Given records:
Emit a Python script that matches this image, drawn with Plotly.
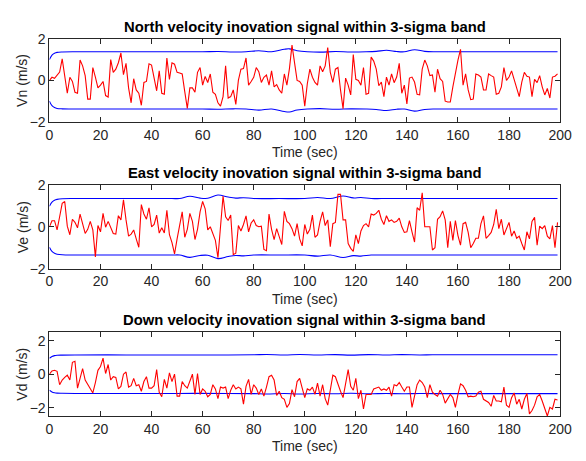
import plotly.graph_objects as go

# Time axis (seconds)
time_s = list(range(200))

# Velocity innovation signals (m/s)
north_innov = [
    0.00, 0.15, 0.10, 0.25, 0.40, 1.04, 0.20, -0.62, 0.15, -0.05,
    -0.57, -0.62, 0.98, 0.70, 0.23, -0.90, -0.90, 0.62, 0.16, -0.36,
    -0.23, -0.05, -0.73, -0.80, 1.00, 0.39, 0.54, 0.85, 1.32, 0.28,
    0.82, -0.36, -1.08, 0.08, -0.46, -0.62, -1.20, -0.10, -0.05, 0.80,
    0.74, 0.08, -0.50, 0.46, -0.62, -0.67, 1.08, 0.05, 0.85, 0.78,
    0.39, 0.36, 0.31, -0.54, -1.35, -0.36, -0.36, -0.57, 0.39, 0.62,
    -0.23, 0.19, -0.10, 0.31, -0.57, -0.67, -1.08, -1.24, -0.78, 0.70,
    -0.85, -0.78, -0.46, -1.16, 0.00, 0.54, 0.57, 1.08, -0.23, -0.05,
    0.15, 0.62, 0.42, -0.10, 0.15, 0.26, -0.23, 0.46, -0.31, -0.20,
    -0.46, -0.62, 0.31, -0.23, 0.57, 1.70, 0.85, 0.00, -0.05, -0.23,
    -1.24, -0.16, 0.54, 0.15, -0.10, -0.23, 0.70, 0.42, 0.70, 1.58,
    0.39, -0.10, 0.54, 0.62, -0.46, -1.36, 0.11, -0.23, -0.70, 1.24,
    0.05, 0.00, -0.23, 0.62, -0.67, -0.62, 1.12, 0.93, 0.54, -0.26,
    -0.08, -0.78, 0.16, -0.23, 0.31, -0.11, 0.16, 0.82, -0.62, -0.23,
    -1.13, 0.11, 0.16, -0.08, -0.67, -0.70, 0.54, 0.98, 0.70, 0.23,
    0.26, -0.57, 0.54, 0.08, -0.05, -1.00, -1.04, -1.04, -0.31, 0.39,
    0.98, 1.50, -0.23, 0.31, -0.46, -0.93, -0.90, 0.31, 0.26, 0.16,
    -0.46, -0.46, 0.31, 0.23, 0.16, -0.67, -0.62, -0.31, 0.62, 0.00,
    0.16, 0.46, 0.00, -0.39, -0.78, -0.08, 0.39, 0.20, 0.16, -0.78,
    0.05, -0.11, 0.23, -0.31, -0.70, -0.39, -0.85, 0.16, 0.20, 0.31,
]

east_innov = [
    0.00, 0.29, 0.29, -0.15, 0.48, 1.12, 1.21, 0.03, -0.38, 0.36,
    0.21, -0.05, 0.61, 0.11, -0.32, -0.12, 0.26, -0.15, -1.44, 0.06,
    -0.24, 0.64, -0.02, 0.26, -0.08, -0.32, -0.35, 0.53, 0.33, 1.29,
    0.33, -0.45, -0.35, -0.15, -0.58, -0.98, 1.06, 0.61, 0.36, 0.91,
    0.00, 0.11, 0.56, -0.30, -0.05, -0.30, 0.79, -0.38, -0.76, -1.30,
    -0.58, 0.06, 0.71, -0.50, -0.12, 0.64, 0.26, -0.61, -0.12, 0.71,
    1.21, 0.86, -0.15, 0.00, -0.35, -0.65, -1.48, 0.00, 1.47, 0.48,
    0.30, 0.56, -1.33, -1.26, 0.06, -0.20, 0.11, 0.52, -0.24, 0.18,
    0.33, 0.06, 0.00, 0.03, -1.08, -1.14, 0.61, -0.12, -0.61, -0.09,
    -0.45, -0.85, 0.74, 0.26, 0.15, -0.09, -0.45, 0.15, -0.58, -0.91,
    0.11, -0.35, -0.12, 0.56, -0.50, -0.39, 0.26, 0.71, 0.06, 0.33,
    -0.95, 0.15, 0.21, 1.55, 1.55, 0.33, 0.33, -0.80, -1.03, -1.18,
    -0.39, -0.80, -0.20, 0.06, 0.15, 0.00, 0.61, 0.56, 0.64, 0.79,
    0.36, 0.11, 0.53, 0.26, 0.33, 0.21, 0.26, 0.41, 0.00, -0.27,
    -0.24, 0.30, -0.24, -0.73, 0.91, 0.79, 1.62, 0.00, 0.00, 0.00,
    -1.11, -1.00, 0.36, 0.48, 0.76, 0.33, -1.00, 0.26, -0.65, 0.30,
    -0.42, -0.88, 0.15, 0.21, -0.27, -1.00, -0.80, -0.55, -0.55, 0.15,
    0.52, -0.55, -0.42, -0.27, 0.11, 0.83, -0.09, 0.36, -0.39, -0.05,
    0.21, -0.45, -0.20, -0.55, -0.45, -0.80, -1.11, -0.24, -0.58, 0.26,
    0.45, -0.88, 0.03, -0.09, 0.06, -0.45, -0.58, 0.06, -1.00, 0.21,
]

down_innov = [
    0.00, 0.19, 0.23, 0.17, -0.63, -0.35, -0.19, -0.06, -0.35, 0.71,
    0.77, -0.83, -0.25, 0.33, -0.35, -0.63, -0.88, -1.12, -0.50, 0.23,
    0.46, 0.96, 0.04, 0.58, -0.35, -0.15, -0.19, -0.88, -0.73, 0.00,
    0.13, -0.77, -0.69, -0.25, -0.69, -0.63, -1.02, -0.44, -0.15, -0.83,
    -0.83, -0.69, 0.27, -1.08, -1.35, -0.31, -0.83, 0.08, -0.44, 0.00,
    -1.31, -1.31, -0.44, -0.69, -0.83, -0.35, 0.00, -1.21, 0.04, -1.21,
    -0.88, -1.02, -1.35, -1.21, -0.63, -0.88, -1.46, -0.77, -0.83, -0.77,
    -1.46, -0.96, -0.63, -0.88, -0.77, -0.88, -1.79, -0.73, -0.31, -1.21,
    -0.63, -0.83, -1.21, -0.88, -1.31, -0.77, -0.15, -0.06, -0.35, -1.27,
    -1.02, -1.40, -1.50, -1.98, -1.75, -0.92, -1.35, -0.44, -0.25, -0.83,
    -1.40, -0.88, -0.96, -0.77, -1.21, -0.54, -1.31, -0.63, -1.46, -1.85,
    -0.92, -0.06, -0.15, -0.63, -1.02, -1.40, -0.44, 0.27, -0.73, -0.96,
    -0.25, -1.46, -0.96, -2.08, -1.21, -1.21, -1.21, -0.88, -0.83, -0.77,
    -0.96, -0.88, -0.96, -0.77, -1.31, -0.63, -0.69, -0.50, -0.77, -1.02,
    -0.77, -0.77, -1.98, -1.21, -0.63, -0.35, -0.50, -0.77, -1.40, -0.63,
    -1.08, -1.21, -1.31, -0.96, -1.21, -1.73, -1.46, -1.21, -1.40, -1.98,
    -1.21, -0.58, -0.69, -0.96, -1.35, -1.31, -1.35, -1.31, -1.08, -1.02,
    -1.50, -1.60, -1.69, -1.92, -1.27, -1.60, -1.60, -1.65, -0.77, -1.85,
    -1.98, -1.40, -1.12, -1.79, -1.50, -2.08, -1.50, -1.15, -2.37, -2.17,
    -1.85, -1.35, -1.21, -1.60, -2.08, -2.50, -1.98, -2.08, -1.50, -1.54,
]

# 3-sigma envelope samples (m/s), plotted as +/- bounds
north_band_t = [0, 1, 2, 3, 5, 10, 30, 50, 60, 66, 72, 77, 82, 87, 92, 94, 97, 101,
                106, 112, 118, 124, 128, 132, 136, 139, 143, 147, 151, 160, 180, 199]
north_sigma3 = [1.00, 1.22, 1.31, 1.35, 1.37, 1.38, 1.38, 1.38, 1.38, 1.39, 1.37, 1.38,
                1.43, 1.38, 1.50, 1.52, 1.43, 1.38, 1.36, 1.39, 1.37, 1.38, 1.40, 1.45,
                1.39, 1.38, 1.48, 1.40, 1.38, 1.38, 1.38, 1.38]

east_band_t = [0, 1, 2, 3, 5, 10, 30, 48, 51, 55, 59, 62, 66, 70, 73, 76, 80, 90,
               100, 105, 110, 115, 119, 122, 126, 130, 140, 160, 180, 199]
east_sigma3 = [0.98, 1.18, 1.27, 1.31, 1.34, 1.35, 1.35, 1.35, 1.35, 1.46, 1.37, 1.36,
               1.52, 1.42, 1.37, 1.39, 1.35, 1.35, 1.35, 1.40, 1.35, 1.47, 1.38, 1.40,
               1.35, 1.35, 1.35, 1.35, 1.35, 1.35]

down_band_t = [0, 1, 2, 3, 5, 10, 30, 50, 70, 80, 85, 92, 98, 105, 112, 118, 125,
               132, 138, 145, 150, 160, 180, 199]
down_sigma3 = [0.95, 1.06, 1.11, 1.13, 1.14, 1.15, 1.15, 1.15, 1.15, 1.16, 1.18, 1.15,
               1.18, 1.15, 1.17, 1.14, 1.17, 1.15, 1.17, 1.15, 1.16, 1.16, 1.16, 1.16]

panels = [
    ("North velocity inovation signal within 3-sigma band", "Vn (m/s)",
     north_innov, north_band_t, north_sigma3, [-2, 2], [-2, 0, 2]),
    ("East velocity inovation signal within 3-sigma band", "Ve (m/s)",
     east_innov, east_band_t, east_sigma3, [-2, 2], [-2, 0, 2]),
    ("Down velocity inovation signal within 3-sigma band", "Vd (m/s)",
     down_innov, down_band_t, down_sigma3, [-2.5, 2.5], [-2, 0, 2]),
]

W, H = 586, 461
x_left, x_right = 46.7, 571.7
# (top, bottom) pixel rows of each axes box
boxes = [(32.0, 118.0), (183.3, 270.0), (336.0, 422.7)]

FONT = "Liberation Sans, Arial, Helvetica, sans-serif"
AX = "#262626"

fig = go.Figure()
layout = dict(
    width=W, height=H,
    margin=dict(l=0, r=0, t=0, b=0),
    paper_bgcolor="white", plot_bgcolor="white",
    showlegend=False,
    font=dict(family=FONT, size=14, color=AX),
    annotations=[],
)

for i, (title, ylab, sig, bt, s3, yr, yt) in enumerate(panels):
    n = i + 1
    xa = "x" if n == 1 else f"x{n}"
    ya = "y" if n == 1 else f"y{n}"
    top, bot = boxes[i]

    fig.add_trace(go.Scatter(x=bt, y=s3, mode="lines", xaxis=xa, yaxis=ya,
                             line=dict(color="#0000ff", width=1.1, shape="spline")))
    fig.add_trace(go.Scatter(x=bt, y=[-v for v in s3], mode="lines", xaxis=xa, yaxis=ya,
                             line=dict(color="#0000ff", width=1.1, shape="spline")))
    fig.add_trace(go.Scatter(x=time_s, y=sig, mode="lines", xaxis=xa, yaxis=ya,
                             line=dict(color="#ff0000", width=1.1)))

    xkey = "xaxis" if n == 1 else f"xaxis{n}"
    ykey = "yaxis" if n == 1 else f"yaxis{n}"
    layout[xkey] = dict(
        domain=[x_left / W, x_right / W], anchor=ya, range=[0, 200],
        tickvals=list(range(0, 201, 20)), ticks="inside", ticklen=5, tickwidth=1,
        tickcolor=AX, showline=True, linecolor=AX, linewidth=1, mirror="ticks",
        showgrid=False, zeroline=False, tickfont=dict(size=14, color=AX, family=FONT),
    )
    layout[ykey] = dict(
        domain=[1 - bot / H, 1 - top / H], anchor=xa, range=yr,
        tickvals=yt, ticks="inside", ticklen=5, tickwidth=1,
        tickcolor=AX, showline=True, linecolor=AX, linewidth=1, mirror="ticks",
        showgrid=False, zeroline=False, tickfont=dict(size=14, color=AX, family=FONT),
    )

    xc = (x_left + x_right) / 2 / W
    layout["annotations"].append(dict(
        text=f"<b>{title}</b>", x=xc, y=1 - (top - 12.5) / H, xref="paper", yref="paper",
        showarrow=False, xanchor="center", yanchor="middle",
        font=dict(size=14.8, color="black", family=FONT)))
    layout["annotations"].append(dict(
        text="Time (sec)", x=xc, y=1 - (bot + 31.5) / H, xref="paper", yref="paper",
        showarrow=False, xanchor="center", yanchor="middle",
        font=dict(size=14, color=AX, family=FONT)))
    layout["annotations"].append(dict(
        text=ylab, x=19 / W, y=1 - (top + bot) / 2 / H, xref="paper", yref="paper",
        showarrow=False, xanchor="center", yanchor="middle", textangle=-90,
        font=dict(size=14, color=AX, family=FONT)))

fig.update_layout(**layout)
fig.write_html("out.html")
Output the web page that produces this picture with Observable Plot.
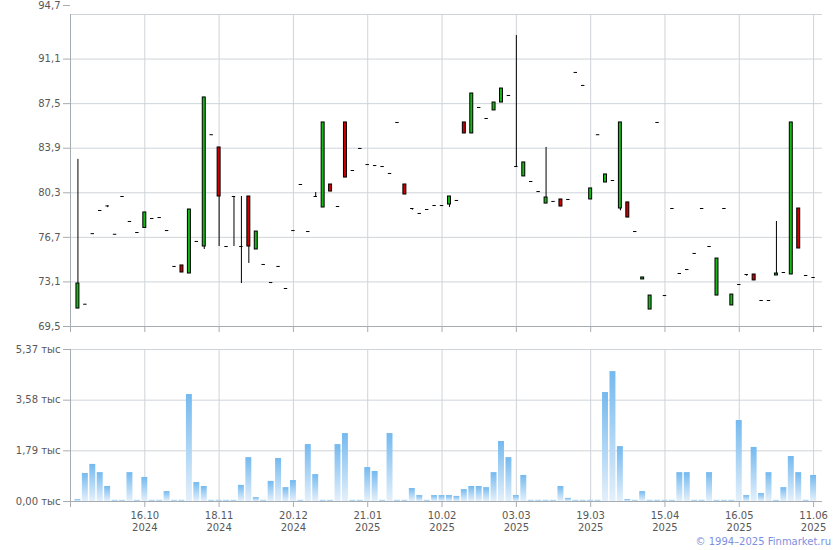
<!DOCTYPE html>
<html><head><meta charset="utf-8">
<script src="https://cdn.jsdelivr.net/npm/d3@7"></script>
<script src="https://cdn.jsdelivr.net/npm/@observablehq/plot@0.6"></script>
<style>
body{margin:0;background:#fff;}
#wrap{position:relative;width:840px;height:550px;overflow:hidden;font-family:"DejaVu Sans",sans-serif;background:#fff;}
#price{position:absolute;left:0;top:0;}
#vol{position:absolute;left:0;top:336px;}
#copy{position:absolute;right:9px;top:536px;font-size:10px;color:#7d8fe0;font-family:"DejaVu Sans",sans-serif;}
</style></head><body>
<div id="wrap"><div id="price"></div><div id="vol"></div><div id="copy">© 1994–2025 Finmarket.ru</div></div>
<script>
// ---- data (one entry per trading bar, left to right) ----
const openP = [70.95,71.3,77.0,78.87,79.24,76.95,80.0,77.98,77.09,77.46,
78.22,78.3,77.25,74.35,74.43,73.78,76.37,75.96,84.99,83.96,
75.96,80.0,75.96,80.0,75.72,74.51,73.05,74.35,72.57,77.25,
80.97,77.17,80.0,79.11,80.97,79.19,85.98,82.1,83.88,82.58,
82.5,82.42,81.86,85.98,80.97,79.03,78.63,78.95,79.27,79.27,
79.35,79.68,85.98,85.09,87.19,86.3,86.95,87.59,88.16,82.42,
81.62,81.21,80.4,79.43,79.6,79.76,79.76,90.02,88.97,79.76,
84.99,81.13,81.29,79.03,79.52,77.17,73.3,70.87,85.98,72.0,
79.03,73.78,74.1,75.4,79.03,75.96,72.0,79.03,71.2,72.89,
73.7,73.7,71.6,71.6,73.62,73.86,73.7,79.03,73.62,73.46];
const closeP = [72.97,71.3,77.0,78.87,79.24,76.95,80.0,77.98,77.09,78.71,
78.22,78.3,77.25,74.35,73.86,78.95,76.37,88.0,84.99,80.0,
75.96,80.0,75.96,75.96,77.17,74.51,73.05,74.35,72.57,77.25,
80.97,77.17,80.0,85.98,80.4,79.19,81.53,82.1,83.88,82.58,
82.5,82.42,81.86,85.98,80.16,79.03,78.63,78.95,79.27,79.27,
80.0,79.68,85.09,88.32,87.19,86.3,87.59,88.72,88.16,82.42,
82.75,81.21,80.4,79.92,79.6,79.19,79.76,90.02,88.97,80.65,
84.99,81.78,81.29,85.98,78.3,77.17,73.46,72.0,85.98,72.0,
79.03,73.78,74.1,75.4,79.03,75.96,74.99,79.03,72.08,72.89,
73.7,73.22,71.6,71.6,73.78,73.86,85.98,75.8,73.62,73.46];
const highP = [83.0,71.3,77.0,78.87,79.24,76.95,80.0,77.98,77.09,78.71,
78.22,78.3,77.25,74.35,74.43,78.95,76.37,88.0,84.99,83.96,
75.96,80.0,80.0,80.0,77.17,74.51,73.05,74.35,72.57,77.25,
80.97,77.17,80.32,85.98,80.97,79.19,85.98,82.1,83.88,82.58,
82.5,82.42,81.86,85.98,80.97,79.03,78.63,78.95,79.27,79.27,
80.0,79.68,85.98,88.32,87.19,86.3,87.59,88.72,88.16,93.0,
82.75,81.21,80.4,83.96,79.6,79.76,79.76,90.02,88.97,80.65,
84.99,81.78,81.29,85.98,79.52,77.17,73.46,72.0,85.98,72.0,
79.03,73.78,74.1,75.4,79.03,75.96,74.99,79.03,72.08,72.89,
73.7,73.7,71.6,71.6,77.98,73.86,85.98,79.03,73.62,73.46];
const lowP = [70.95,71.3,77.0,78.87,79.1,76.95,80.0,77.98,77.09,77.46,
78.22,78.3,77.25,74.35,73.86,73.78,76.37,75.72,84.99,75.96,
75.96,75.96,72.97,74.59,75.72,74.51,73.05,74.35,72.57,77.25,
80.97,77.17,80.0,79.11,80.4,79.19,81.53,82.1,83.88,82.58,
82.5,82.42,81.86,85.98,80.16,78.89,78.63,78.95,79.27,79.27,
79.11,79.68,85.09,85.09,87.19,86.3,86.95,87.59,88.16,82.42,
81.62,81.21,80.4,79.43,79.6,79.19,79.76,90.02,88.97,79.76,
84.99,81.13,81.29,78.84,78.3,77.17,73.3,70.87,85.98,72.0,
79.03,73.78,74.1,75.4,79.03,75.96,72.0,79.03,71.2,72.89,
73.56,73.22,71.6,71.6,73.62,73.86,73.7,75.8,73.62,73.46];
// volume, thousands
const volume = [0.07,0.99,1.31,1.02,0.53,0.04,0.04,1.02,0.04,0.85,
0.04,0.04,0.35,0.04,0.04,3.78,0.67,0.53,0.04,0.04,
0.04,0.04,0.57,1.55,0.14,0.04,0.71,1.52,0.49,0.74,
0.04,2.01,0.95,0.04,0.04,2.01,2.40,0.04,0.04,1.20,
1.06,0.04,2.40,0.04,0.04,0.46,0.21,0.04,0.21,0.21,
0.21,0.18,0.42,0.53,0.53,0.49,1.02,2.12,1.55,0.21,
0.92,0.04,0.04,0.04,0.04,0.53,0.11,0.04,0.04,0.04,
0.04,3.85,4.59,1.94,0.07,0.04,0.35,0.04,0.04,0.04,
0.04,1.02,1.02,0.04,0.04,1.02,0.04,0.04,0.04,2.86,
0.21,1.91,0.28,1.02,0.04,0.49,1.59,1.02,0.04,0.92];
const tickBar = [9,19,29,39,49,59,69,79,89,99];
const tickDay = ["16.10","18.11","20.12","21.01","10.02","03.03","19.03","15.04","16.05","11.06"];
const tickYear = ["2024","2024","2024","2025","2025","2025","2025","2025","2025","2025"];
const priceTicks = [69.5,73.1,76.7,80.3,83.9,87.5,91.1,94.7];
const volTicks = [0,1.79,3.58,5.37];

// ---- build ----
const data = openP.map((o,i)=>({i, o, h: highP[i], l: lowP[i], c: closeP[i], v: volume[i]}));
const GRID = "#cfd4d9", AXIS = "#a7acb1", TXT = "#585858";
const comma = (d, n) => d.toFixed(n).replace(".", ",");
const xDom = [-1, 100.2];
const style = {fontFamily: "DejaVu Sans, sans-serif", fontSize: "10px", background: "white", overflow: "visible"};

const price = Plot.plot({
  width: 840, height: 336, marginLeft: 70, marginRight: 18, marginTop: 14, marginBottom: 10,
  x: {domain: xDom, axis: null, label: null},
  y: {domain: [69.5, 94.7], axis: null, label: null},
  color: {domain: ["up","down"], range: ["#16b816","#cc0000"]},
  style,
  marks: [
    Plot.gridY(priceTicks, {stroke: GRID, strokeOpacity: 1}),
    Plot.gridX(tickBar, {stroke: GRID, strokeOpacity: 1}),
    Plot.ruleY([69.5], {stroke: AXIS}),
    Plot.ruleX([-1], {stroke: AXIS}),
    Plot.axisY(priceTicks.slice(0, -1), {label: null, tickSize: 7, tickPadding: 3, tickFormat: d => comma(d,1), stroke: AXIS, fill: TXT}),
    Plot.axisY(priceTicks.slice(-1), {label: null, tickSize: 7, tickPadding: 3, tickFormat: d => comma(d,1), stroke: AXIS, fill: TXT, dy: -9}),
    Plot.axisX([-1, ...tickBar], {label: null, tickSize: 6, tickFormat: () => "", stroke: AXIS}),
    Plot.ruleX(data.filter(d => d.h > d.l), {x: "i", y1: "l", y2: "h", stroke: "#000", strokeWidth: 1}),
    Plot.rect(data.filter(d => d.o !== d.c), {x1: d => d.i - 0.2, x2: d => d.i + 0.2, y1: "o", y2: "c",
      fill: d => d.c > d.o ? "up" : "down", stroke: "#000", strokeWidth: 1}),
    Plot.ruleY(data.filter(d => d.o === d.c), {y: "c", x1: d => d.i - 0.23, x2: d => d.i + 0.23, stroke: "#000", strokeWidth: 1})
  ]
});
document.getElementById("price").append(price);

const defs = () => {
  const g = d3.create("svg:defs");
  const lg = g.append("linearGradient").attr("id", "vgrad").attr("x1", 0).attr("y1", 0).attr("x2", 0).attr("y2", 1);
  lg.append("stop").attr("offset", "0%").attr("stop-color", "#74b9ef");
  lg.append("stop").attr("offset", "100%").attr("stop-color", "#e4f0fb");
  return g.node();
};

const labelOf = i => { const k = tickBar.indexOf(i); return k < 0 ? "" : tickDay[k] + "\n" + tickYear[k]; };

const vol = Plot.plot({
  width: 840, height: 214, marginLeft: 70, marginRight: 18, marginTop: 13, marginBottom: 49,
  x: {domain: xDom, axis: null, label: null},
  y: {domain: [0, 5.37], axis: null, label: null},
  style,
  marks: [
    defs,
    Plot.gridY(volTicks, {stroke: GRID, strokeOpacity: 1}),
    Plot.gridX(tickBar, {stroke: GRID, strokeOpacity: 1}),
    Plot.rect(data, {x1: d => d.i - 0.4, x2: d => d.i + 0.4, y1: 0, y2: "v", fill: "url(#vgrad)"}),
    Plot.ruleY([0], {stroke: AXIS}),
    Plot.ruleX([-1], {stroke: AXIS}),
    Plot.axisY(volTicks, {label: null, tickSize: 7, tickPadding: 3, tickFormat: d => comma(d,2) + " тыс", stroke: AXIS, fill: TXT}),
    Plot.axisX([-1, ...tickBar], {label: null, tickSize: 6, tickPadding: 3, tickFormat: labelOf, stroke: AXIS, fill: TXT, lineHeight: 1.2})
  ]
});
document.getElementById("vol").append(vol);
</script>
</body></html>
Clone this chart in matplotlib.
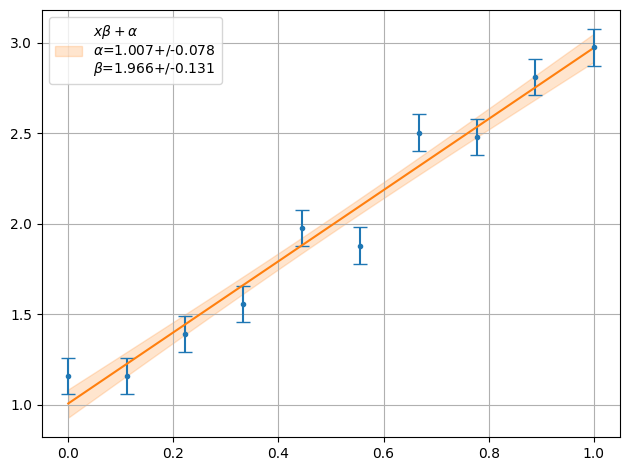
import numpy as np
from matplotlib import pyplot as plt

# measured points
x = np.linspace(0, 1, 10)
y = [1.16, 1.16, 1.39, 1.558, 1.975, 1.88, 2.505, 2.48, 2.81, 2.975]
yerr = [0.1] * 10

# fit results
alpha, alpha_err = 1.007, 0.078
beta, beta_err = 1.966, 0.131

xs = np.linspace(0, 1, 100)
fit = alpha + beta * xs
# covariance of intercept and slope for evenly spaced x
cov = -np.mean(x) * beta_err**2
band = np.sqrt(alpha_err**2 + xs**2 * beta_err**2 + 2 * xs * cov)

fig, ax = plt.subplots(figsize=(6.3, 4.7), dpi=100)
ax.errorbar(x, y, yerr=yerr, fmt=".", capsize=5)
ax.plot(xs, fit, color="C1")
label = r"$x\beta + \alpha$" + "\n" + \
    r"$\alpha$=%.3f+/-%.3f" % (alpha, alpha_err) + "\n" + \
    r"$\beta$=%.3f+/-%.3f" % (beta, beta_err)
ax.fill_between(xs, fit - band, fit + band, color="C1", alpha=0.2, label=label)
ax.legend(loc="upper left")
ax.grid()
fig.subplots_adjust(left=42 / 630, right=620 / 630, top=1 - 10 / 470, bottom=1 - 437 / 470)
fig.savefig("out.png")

What is asked: Repeat the listing above exactly from its first line to the line containing "time_s = list(range(200))", both included, and omit the pictures.

Completed task:
Emit a Python script that matches this image, drawn with Plotly.
import plotly.graph_objects as go

# Time axis (seconds)
time_s = list(range(200))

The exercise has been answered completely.